I am not perfect and I make a lot of mistakes in life, but Joel is the first one to tell me when I am doing something wrong.  I don't take criticism lightly, he knows that.  But when Joel says something to me, I do fight back, but I listen and I learn.  I am stubborn.  I am very stubborn and I like to do things in a certain way.  Joel is the only person that could tell me, Mari, you need to do this this way.  Yes, I would fight back, but I knew he was right.  Joel was usually right a lot of the time.  It took a lot of time for me to learn how to submit as a wife, but because I loved and respected Joel so much as a husband, I was able to submit as a wife.  I do have my faults.  I like clothes piles.  I love clothes piles.  Joel was never a fan of my clothes piles. I also didn't like doing laundry.  I hated folding.  Joel was always best at the folding because of his Old Navy expertise.  I did help sometimes!!  I bet Joel hated folding laundry too, but he did it for me.  I love him for that.
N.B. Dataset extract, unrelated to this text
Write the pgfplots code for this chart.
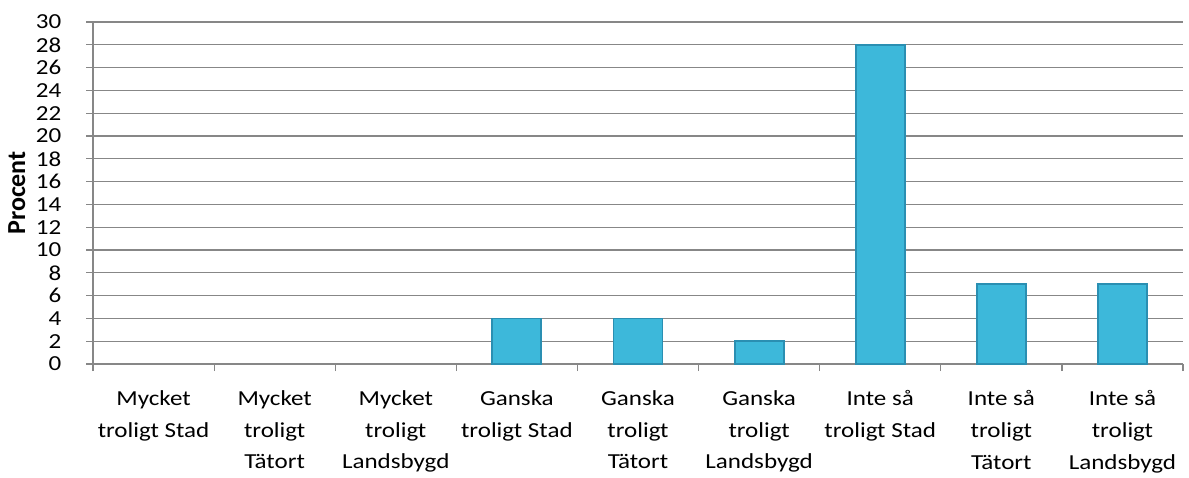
\documentclass[border=0pt]{standalone}
\usepackage{pgfplots}
\pgfplotsset{compat=1.18}
\usepackage{fontspec}
\setmainfont{Carlito}
\definecolor{barface}{HTML}{3DB8DA}
\definecolor{baredge}{HTML}{2A8FB2}
\definecolor{gridgray}{HTML}{878787}

\begin{document}
\begin{tikzpicture}
\begin{axis}[
    scale only axis,
    width=545pt, height=171pt,
    xmin=-0.5, xmax=8.5,
    ymin=0, ymax=30,
    ytick={0,2,...,30},
    xtick={0,...,8},
    xticklabels={
        {Mycket\\troligt Stad},
        {Mycket\\troligt\\Tätort},
        {Mycket\\troligt\\Landsbygd},
        {Ganska\\troligt Stad},
        {Ganska\\troligt\\Tätort},
        {Ganska\\troligt\\Landsbygd},
        {Inte så\\troligt Stad},
        {Inte så\\troligt\\Tätort},
        {Inte så\\troligt\\Landsbygd}},
    minor xtick={-0.5,0.5,...,8.5},
    major x tick style={draw=none},
    minor tick length=3.5pt,
    major tick length=3.5pt,
    tick align=outside,
    tick pos=left,
    tick style={gridgray, line width=0.6pt},
    ymajorgrids,
    major grid style={gridgray, line width=0.6pt},
    axis x line*=bottom,
    axis y line*=left,
    axis line style={gridgray, line width=0.6pt, -},
    ylabel={\textbf{Procent}},
    every axis y label/.style={at={(axis description cs:-0.07,0.5)},
        rotate=90, anchor=center, font=\fontsize{13}{14}\selectfont},
    xticklabel style={align=center, font=\fontsize{10.7}{15.8}\selectfont,
        xscale=1.17, yshift=-6.3pt},
    yticklabel style={font=\fontsize{10.7}{10}\selectfont, xscale=1.17, xshift=-7pt},
    /pgf/number format/assume math mode=true,
    ybar, bar width=24.5pt,
    unbounded coords=discard,
    y filter/.expression={y==0 ? nan : y},
]
\addplot[fill=barface, draw=baredge, line width=0.9pt] coordinates {
    (0,0) (1,0) (2,0) (3,4) (4,4) (5,2) (6,28) (7,7) (8,7)
};
\end{axis}
\pgfresetboundingbox
\path ([shift={(-46.5pt,-56.5pt)}]current axis.south west)
  rectangle ([shift={(3pt,11pt)}]current axis.north east);
\end{tikzpicture}
\end{document}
I also hated doing dishes.  I get these rashes on my hands if I do them too much and then they start bleeding.  Joel always did the dinner dishes.  I would do the predinner dishes! But he would do the dinner dishes.  I loved him for that too.

I love spending time with him.  That's something I would constantly crave as a wife.  With our busy lives, Joel's 14 hour shifts, and me being in work and school, and doing homework and working from home, and taking care of the kiddos, and prepping dinner for Joel, our lives were busy.  It did become a routine, but there were the random days where we would get to spend time together, and I treasured every moment.  Joel always knew how to make me laugh.  He never not made me laugh.  He is one of the people that did make me laugh.  I'm not very easily amused.  Just by Joel.

In a marriage we both had to sacrifice so much of our needs and wants for the kids.  That's what happens when you get married young.  We had to sacrifice parts of our lives so that we could be good parents for the children.  I never thought I was missing out on much.  Joel made me so happy.  My kids made me happy.  Seeing them grow up and change, learn how to talk and walk and count, it's such a blessing.  My kids are the result of mine and Joel's love for each other.  And they are so loving, because me and Joel were so loving to each other.

Marriage is hard.  It's about two people learning how to become one.  Me and Joel are not going to always be one hundred percent in love.  There will be a lot of fights.  Big ones and small ones, but as long as we keep our love for the Lord the center of our marriage, I know that we can fight out the worst of the storms.

Everything begins and ends with God.  I will love Joel forever.  He is a wonderful father, a wonderful husband and a very loving man.  He is my heart and He is my forever.  My only love.  My love.